------ SUPPLIED DATA ------

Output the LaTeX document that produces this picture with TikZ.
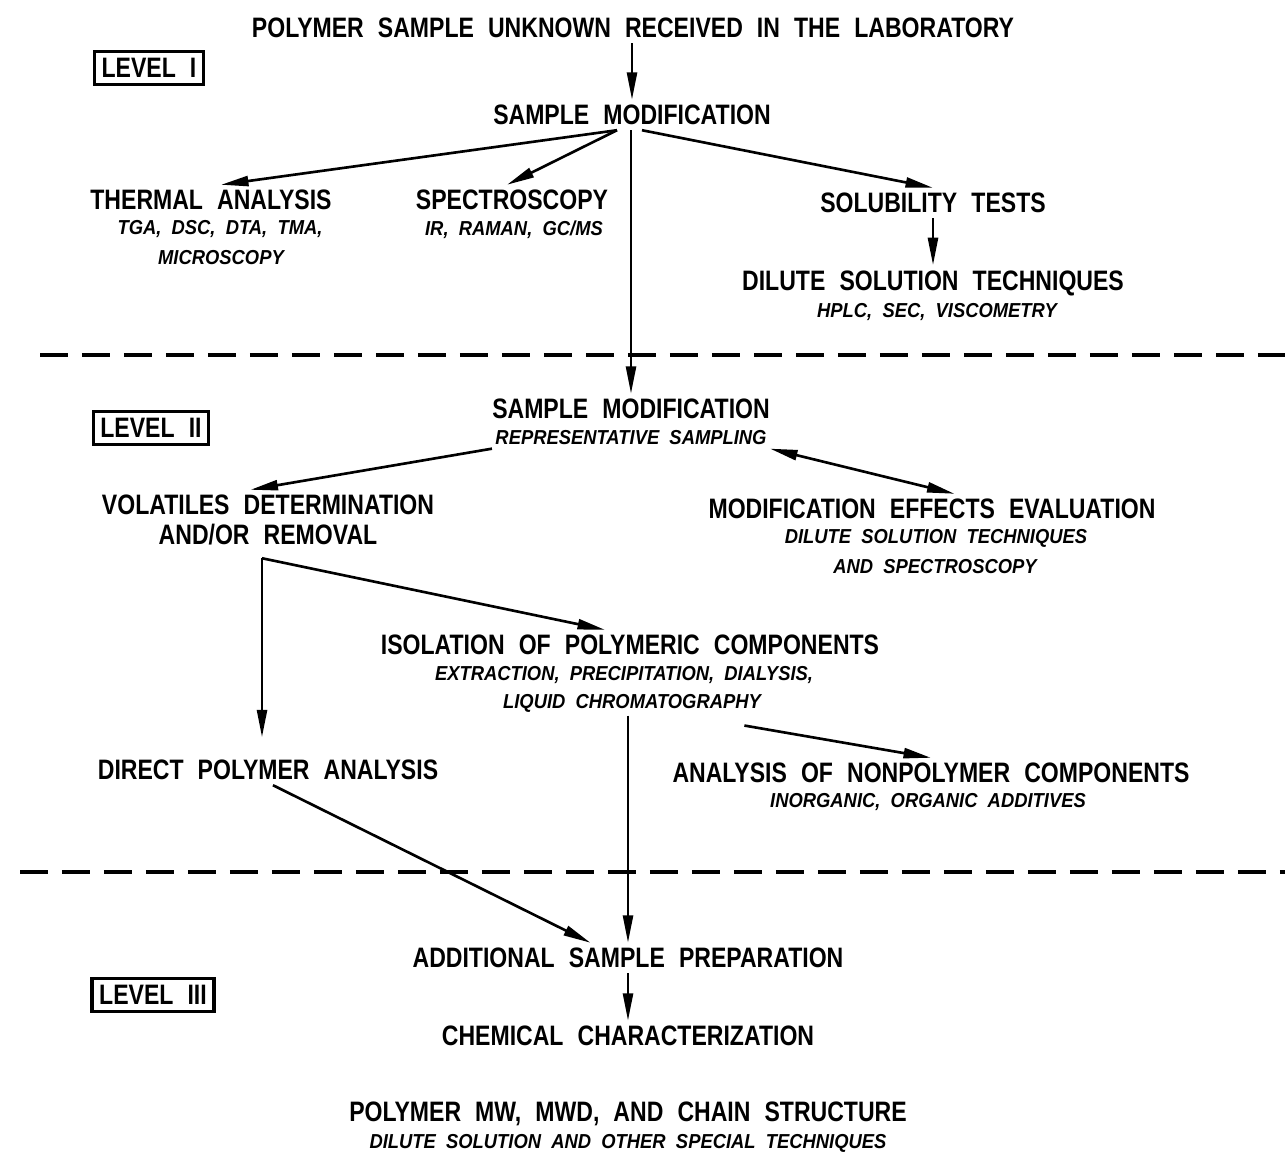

------
------ SUPPLIED DATA ------

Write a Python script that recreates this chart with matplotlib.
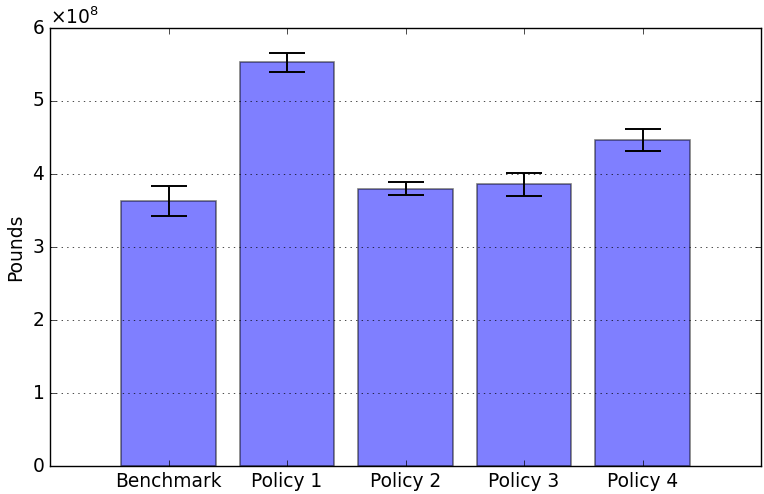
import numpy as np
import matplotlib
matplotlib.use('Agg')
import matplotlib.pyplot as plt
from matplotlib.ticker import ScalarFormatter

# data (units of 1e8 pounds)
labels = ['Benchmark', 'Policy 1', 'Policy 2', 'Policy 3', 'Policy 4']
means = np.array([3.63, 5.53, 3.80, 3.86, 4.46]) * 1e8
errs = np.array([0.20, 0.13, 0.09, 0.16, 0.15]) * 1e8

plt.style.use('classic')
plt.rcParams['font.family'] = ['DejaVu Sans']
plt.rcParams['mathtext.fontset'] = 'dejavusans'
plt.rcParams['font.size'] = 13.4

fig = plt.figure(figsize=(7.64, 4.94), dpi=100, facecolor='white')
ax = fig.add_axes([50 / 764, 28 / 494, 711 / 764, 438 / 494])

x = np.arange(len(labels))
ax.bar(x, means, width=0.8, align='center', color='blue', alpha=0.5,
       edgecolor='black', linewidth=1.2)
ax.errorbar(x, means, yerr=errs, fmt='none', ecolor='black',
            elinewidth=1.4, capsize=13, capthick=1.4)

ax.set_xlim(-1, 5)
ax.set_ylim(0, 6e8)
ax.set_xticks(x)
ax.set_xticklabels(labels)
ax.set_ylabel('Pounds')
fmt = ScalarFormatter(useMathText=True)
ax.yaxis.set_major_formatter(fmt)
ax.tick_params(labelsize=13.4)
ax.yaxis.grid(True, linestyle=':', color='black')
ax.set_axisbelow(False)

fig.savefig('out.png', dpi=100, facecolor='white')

------
------ SUPPLIED DATA ------

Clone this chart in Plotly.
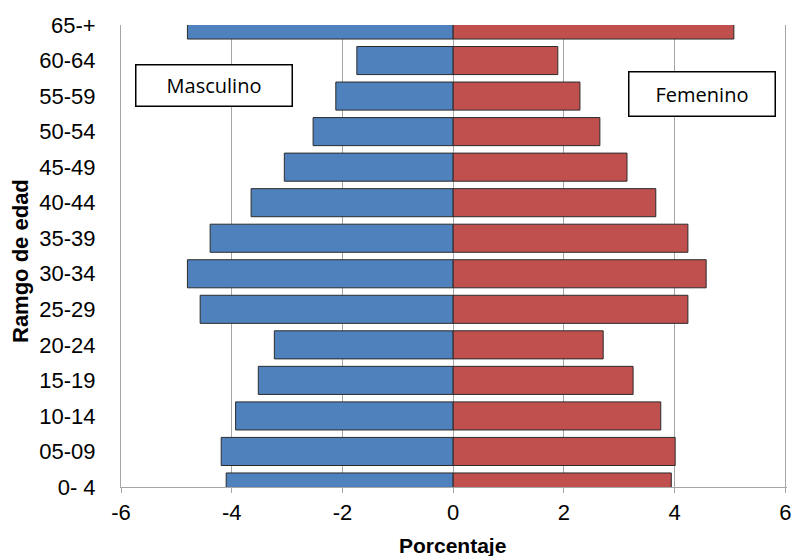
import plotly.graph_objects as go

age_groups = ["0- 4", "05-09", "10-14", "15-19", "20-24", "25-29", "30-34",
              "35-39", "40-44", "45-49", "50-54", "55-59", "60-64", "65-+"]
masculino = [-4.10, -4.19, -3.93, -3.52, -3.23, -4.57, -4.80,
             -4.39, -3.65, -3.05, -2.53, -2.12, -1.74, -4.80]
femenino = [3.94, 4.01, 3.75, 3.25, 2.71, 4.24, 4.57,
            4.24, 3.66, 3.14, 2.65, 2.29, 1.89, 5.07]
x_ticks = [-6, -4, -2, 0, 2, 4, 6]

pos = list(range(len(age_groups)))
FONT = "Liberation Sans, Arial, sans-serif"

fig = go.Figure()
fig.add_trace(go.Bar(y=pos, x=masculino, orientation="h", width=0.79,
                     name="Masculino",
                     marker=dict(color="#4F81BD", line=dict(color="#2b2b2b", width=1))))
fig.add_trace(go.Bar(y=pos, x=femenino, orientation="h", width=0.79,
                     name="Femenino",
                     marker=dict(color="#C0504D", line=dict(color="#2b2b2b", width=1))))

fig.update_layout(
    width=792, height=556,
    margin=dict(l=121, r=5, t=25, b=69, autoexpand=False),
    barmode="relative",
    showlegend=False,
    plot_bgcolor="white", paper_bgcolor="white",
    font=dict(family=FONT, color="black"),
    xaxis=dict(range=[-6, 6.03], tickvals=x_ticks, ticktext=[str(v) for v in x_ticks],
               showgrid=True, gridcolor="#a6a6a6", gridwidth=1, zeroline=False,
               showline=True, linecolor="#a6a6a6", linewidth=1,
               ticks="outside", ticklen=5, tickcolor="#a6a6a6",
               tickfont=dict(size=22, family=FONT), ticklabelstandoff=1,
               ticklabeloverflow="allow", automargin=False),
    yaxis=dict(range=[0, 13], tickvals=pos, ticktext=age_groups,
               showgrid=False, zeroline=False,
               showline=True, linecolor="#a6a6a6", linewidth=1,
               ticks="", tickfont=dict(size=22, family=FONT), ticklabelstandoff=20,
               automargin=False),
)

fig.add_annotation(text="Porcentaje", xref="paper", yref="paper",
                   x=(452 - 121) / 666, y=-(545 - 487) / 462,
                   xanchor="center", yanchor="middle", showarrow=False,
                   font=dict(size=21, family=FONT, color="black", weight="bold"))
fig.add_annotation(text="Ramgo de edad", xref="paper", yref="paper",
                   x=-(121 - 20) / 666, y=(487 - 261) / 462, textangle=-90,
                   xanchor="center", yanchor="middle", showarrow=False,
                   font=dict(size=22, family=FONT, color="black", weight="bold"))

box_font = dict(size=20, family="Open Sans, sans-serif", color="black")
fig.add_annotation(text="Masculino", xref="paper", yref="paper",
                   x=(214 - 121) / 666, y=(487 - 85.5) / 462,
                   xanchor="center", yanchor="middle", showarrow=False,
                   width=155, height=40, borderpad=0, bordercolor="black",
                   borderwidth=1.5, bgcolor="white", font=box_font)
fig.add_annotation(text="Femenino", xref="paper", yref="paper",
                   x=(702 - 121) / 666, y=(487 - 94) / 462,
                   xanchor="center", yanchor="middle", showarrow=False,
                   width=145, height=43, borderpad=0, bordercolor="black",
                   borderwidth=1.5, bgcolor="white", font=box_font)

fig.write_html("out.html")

------

PROBLEM DESCRIPTION =
In the listing above, find the line containing "Clone this chart in Plotly." and the line containing "import plotly.graph_objects as go", then return both of them and every line between, exactly, without pictures.

EXERCISE SOLUTION =
Clone this chart in Plotly.
import plotly.graph_objects as go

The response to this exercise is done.